Jonathan Swift

Vision is the art of seeing things invisible.
Jonathan Swift

Jonathan Swift (1667-1745)
Jonathan Swift (1667-1745) in 1682

We don’t know if the venerable Ramon Llull had a sense of humor, and if he evinced it by designing the logical machine, described in his medieval Ars magna generalis ultima of 1305. But we can be quite sure, that more than four centuries later such a sense of humor was evinced by the great Anglo-Irish satirist Jonathan Swift, describing a similar machine in his remarkable Gulliver’s Travels of 1726. Though Swift does not reference either Ars generalis ultima of Llull, or Arte Combinatoria of Leibniz, the passage for his fictional device is considered a parody of Llull’s method.

In his fantasy novel Gulliver’s Travels, written to vex the world rather than divert it, Swift describes a fictional device (consisting of a big frame, manipulated by means of iron handles), called simply Engine, which generates permutations of word sets, as the ultimate goal was (no more no less:-) to give the world a complete body of all arts and sciences. It was (probably) the earliest literary reference to a fictional device resembling aspects of a modern computer. Without a doubt, when Swift wrote his novel the notion that a machine could handle language was an absurdity to be satirized.

What is the story of Frame Engine of Jonathan Swift?

One day the main character Lemuel Gulliver of the novel was permitted to see the grand academy of Lagado. While visiting the part of the academy, where the projectors in speculative learning resided, he met several professors and their students…

The Frame Engine of Jonathan Swift
The Frame Engine of Jonathan Swift

The first professor I saw, was in a very large room, with forty pupils about him. After salutation, observing me to look earnestly upon a frame, which took up the greatest part of both the length and breadth of the room, he said, “Perhaps I might wonder to see him employed in a project for improving speculative knowledge, by practical and mechanical operations. But the world would soon be sensible of its usefulness; and he flattered himself, that a more noble, exalted thought never sprang in any other man’s head. Every one knew how laborious the usual method is of attaining to arts and sciences; whereas, by his contrivance, the most ignorant person, at a reasonable charge, and with a little bodily labour, might write books in philosophy, poetry, politics, laws, mathematics, and theology, without the least assistance from genius or study.” He then led me to the frame, about the sides, whereof all his pupils stood in ranks. It was twenty feet square, placed in the middle of the room. The superfices was composed of several bits of wood, about the bigness of a die, but some larger than others. They were all linked together by slender wires. These bits of wood were covered, on every square, with paper pasted on them; and on these papers were written all the words of their language, in their several moods, tenses, and declensions; but without any order. The professor then desired me “to observe; for he was going to set his engine at work.” The pupils, at his command, took each of them hold of an iron handle, whereof there were forty fixed round the edges of the frame; and giving them a sudden turn, the whole disposition of the words was entirely changed. He then commanded six-and-thirty of the lads, to read the several lines softly, as they appeared upon the frame; and where they found three or four words together that might make part of a sentence, they dictated to the four remaining boys, who were scribes. This work was repeated three or four times, and at every turn, the engine was so contrived, that the words shifted into new places, as the square bits of wood moved upside down.

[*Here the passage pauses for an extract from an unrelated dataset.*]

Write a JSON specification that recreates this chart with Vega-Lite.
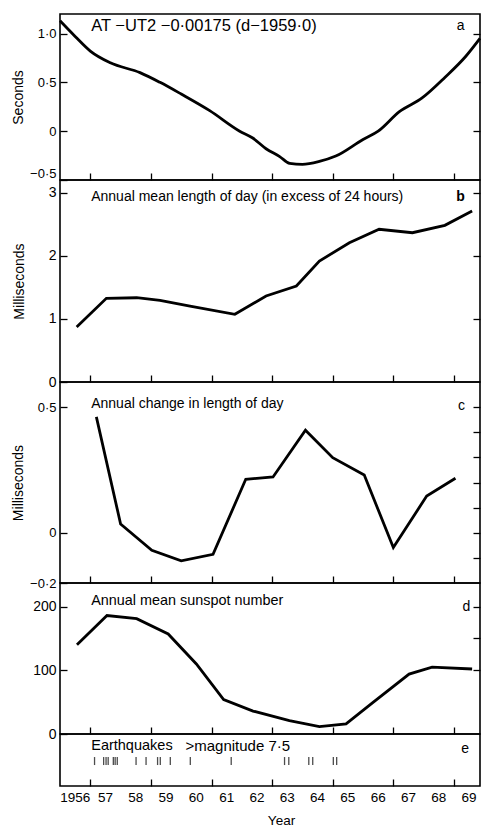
{
  "$schema": "https://vega.github.io/schema/vega-lite/v6.json",
  "padding": {"left": 10, "top": 13, "right": 0, "bottom": 0},
  "background": "white",
  "datasets": {
    "a": [
      {"year": 1956.0, "value": 1.13}, {"year": 1956.5, "value": 0.97}, {"year": 1957.0, "value": 0.82},
      {"year": 1957.66, "value": 0.7}, {"year": 1958.64, "value": 0.6}, {"year": 1959.3, "value": 0.5},
      {"year": 1960.0, "value": 0.38}, {"year": 1960.94, "value": 0.21}, {"year": 1961.93, "value": 0.0},
      {"year": 1962.36, "value": -0.07}, {"year": 1962.8, "value": -0.18}, {"year": 1963.25, "value": -0.26},
      {"year": 1963.58, "value": -0.33}, {"year": 1964.0, "value": -0.34}, {"year": 1964.56, "value": -0.31},
      {"year": 1965.1, "value": -0.255}, {"year": 1966.0, "value": -0.085}, {"year": 1966.5, "value": 0.0},
      {"year": 1967.2, "value": 0.2}, {"year": 1967.95, "value": 0.34}, {"year": 1968.7, "value": 0.55},
      {"year": 1969.4, "value": 0.77}, {"year": 1969.86, "value": 0.95}
    ],
    "b": [
      {"year": 1956.55, "value": 0.87}, {"year": 1957.53, "value": 1.325}, {"year": 1958.53, "value": 1.335},
      {"year": 1959.3, "value": 1.294}, {"year": 1960.29, "value": 1.203}, {"year": 1961.77, "value": 1.072},
      {"year": 1962.8, "value": 1.362}, {"year": 1963.8, "value": 1.52}, {"year": 1964.56, "value": 1.916},
      {"year": 1965.55, "value": 2.206}, {"year": 1966.53, "value": 2.419}, {"year": 1967.63, "value": 2.365},
      {"year": 1968.7, "value": 2.482}, {"year": 1969.6, "value": 2.709}
    ],
    "c": [
      {"year": 1957.2, "value": 0.461}, {"year": 1958.0, "value": 0.035}, {"year": 1959.03, "value": -0.07},
      {"year": 1960.0, "value": -0.112}, {"year": 1961.05, "value": -0.086}, {"year": 1962.13, "value": 0.213},
      {"year": 1963.03, "value": 0.222}, {"year": 1964.1, "value": 0.408}, {"year": 1965.0, "value": 0.299},
      {"year": 1966.04, "value": 0.23}, {"year": 1967.0, "value": -0.059}, {"year": 1968.1, "value": 0.146},
      {"year": 1969.05, "value": 0.217}
    ],
    "d": [
      {"year": 1956.56, "value": 140}, {"year": 1957.55, "value": 186}, {"year": 1958.53, "value": 181},
      {"year": 1959.57, "value": 157}, {"year": 1960.5, "value": 110}, {"year": 1961.4, "value": 54},
      {"year": 1962.37, "value": 36}, {"year": 1963.57, "value": 21}, {"year": 1964.56, "value": 11.5},
      {"year": 1965.44, "value": 16}, {"year": 1966.31, "value": 49}, {"year": 1967.52, "value": 94},
      {"year": 1968.28, "value": 105}, {"year": 1969.6, "value": 102}
    ],
    "quakes": [
      {"year": 1957.14}, {"year": 1957.44}, {"year": 1957.52}, {"year": 1957.59}, {"year": 1957.76},
      {"year": 1957.82}, {"year": 1957.89}, {"year": 1958.51}, {"year": 1958.84}, {"year": 1959.22},
      {"year": 1959.31}, {"year": 1959.64}, {"year": 1960.3}, {"year": 1961.65}, {"year": 1963.41},
      {"year": 1963.55}, {"year": 1964.21}, {"year": 1964.34}, {"year": 1965.02}, {"year": 1965.13}
    ],
    "years": [
      {"year": 1956.5, "label": "1956"}, {"year": 1957.5, "label": "57"}, {"year": 1958.5, "label": "58"},
      {"year": 1959.5, "label": "59"}, {"year": 1960.5, "label": "60"}, {"year": 1961.5, "label": "61"},
      {"year": 1962.5, "label": "62"}, {"year": 1963.5, "label": "63"}, {"year": 1964.5, "label": "64"},
      {"year": 1965.5, "label": "65"}, {"year": 1966.5, "label": "66"}, {"year": 1967.5, "label": "67"},
      {"year": 1968.5, "label": "68"}, {"year": 1969.5, "label": "69"}
    ]
  },
  "spacing": 0,
  "bounds": "flush",
  "vconcat": [
    {
      "width": 420, "height": 166,
      "resolve": {"scale": {"y": "independent"}},
      "layer": [
        {
          "data": {"name": "a"},
          "mark": {"type": "line", "interpolate": "monotone"},
          "encoding": {
            "x": {"field": "year", "type": "quantitative", "scale": {"domain": [1956, 1969.86], "nice": false, "zero": false},
                  "axis": {"values": [1957,1958,1959,1960,1961,1962,1963,1964,1965,1966,1967,1968,1969], "labels": false, "tickSize": -7, "title": null}},
            "y": {"field": "value", "type": "quantitative", "scale": {"domain": [-0.5, 1.2], "nice": false, "zero": false},
                  "axis": {"values": [-0.5, 0, 0.5, 1], "tickSize": -7, "labelPadding": 11, "title": "Seconds", "titlePadding": 4,
                           "labelBaseline": {"condition": {"test": "datum.value == -0.5", "value": "bottom"}, "value": "middle"},
                           "labelExpr": "datum.value == 0 ? '0' : replace(format(datum.value, '.1f'), '.', '·')"}}
          }
        },
        {
          "data": {"values": [{}]},
          "mark": {"type": "text", "align": "left", "baseline": "middle", "fontSize": 16.5},
          "encoding": {
            "x": {"datum": 1957.03},
            "y": {"datum": 1.077, "scale": {"domain": [-0.5, 1.2], "nice": false, "zero": false},
                  "axis": {"orient": "right", "values": [0, 0.5, 1], "labels": false, "tickSize": -7, "title": null}},
            "text": {"value": "AT −UT2 −0·00175 (d−1959·0)"}
          }
        },
        {
          "data": {"values": [{}]},
          "mark": {"type": "text", "align": "center", "baseline": "middle", "fontSize": 14},
          "encoding": {
            "x": {"datum": 1969.22},
            "y": {"datum": 1.077, "scale": {"domain": [-0.5, 1.2], "nice": false, "zero": false}, "axis": null},
            "text": {"value": "a"}
          }
        }
      ]
    },
    {
      "width": 420, "height": 202,
      "resolve": {"scale": {"y": "independent"}},
      "layer": [
        {
          "data": {"name": "b"},
          "mark": {"type": "line"},
          "encoding": {
            "x": {"field": "year", "type": "quantitative", "scale": {"domain": [1956, 1969.86], "nice": false, "zero": false},
                  "axis": {"values": [1957,1958,1959,1960,1961,1962,1963,1964,1965,1966,1967,1968,1969], "labels": false, "tickSize": -7, "title": null}},
            "y": {"field": "value", "type": "quantitative", "scale": {"domain": [0, 3.2], "nice": false, "zero": false},
                  "axis": {"values": [0, 1, 2, 3], "tickSize": -7, "labelPadding": 11, "title": "Milliseconds", "titlePadding": 22, "format": "d", "labelFontSize": 14}}
          }
        },
        {
          "data": {"values": [{}]},
          "mark": {"type": "text", "align": "left", "baseline": "middle", "fontSize": 14},
          "encoding": {
            "x": {"datum": 1957.03},
            "y": {"datum": 2.93, "scale": {"domain": [0, 3.2], "nice": false, "zero": false},
                  "axis": {"orient": "right", "values": [1, 2, 3], "labels": false, "tickSize": -7, "title": null}},
            "text": {"value": "Annual mean length of day (in excess of 24 hours)"}
          }
        },
        {
          "data": {"values": [{}]},
          "mark": {"type": "text", "align": "center", "baseline": "middle", "fontSize": 14, "fontWeight": "bold"},
          "encoding": {
            "x": {"datum": 1969.22},
            "y": {"datum": 2.93, "scale": {"domain": [0, 3.2], "nice": false, "zero": false}, "axis": null},
            "text": {"value": "b"}
          }
        }
      ]
    },
    {
      "width": 420, "height": 201,
      "resolve": {"scale": {"y": "independent"}},
      "layer": [
        {
          "data": {"name": "c"},
          "mark": {"type": "line"},
          "encoding": {
            "x": {"field": "year", "type": "quantitative", "scale": {"domain": [1956, 1969.86], "nice": false, "zero": false},
                  "axis": {"values": [1957,1958,1959,1960,1961,1962,1963,1964,1965,1966,1967,1968,1969], "labels": false, "tickSize": -7, "title": null}},
            "y": {"field": "value", "type": "quantitative", "scale": {"domain": [-0.2, 0.6], "nice": false, "zero": false},
                  "axis": {"values": [-0.2, 0, 0.5], "tickSize": -7, "labelPadding": 11, "title": "Milliseconds", "titlePadding": 4,
                           "labelExpr": "datum.value == 0 ? '0' : replace(format(datum.value, '.1f'), '.', '·')"}}
          }
        },
        {
          "data": {"values": [{}]},
          "mark": {"type": "text", "align": "left", "baseline": "middle", "fontSize": 14},
          "encoding": {
            "x": {"datum": 1957.03},
            "y": {"datum": 0.513, "scale": {"domain": [-0.2, 0.6], "nice": false, "zero": false},
                  "axis": {"orient": "right", "values": [-0.1, 0, 0.1, 0.2, 0.3, 0.4, 0.5], "labels": false, "tickSize": -7, "title": null}},
            "text": {"value": "Annual change in length of day"}
          }
        },
        {
          "data": {"values": [{}]},
          "mark": {"type": "text", "align": "center", "baseline": "middle", "fontSize": 14},
          "encoding": {
            "x": {"datum": 1969.25},
            "y": {"datum": 0.505, "scale": {"domain": [-0.2, 0.6], "nice": false, "zero": false}, "axis": null},
            "text": {"value": "c"}
          }
        }
      ]
    },
    {
      "width": 420, "height": 151,
      "resolve": {"scale": {"y": "independent"}},
      "layer": [
        {
          "data": {"name": "d"},
          "mark": {"type": "line"},
          "encoding": {
            "x": {"field": "year", "type": "quantitative", "scale": {"domain": [1956, 1969.86], "nice": false, "zero": false},
                  "axis": {"values": [1957,1958,1959,1960,1961,1962,1963,1964,1965,1966,1967,1968,1969], "labels": false, "tickSize": -7, "title": null}},
            "y": {"field": "value", "type": "quantitative", "scale": {"domain": [0, 237], "nice": false, "zero": false},
                  "axis": {"values": [0, 100, 200], "tickSize": -7, "labelPadding": 11, "title": null, "format": "d", "labelFontSize": 14}}
          }
        },
        {
          "data": {"values": [{}]},
          "mark": {"type": "text", "align": "left", "baseline": "middle", "fontSize": 14.4},
          "encoding": {
            "x": {"datum": 1957.03},
            "y": {"datum": 209, "scale": {"domain": [0, 237], "nice": false, "zero": false},
                  "axis": {"orient": "right", "values": [100, 150, 200], "labels": false, "tickSize": -7, "title": null}},
            "text": {"value": "Annual mean sunspot number"}
          }
        },
        {
          "data": {"values": [{}]},
          "mark": {"type": "text", "align": "center", "baseline": "middle", "fontSize": 14},
          "encoding": {
            "x": {"datum": 1969.41},
            "y": {"datum": 200, "scale": {"domain": [0, 237], "nice": false, "zero": false}, "axis": null},
            "text": {"value": "d"}
          }
        }
      ]
    },
    {
      "width": 420, "height": 52,
      "layer": [
        {
          "data": {"name": "quakes"},
          "mark": {"type": "tick", "orient": "vertical", "size": 8, "thickness": 1.3, "color": "black"},
          "encoding": {
            "x": {"field": "year", "type": "quantitative", "scale": {"domain": [1956, 1969.86], "nice": false, "zero": false},
                  "axis": {"values": [1957,1958,1959,1960,1961,1962,1963,1964,1965,1966,1967,1968,1969], "tickSize": -7,
                           "labels": false, "title": null}},
            "y": {"datum": 0.48, "scale": {"domain": [0, 1], "nice": false, "zero": false}, "axis": null}
          }
        },
        {
          "data": {"name": "years"},
          "mark": {"type": "text", "align": "center", "baseline": "middle", "fontSize": 13.5},
          "encoding": {
            "x": {"field": "year", "type": "quantitative"},
            "y": {"datum": -0.23},
            "text": {"field": "label"}
          }
        },
        {
          "data": {"values": [{}]},
          "mark": {"type": "text", "align": "center", "baseline": "middle", "fontSize": 13.5},
          "encoding": {
            "x": {"datum": 1963.31},
            "y": {"datum": -0.67},
            "text": {"value": "Year"}
          }
        },
        {
          "data": {"values": [{}]},
          "mark": {"type": "text", "align": "left", "baseline": "middle", "fontSize": 14.5},
          "encoding": {
            "x": {"datum": 1957.03},
            "y": {"datum": 0.77},
            "text": {"value": "Earthquakes"}
          }
        },
        {
          "data": {"values": [{}]},
          "mark": {"type": "text", "align": "left", "baseline": "middle", "fontSize": 15},
          "encoding": {
            "x": {"datum": 1960.14},
            "y": {"datum": 0.77},
            "text": {"value": ">magnitude 7·5"}
          }
        },
        {
          "data": {"values": [{}]},
          "mark": {"type": "text", "align": "center", "baseline": "middle", "fontSize": 14},
          "encoding": {
            "x": {"datum": 1969.37},
            "y": {"datum": 0.71},
            "text": {"value": "e"}
          }
        }
      ]
    }
  ],
  "config": {
    "view": {"stroke": "black", "strokeWidth": 1.6},
    "axis": {
      "labelFont": "Liberation Sans", "titleFont": "Liberation Sans", "labelFontSize": 13, "titleFontSize": 14,
      "labelColor": "black", "titleColor": "black", "tickColor": "black", "tickWidth": 1.3, "grid": false, "domain": false,
      "titleFontWeight": "normal", "labelFlush": false, "labelOverlap": false, "labelBound": false
    },
    "text": {"font": "Liberation Sans", "fontSize": 13, "color": "black"},
    "line": {"color": "black", "strokeWidth": 2.8},
    "tick": {"color": "black"}
  }
}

Six hours a day the young students were employed in this labour; and the professor showed me several volumes in large folio, already collected, of broken sentences, which he intended to piece together, and out of those rich materials, to give the world a complete body of all arts and sciences; which, however, might be still improved, and much expedited, if the public would raise a fund for making and employing five hundred such frames in Lagado, and oblige the managers to contribute in common their several collections.

He assured me “that this invention had employed all his thoughts from his youth; that he had emptied the whole vocabulary into his frame, and made the strictest computation of the general proportion there is in books between the numbers of particles, nouns, and verbs, and other parts of speech.”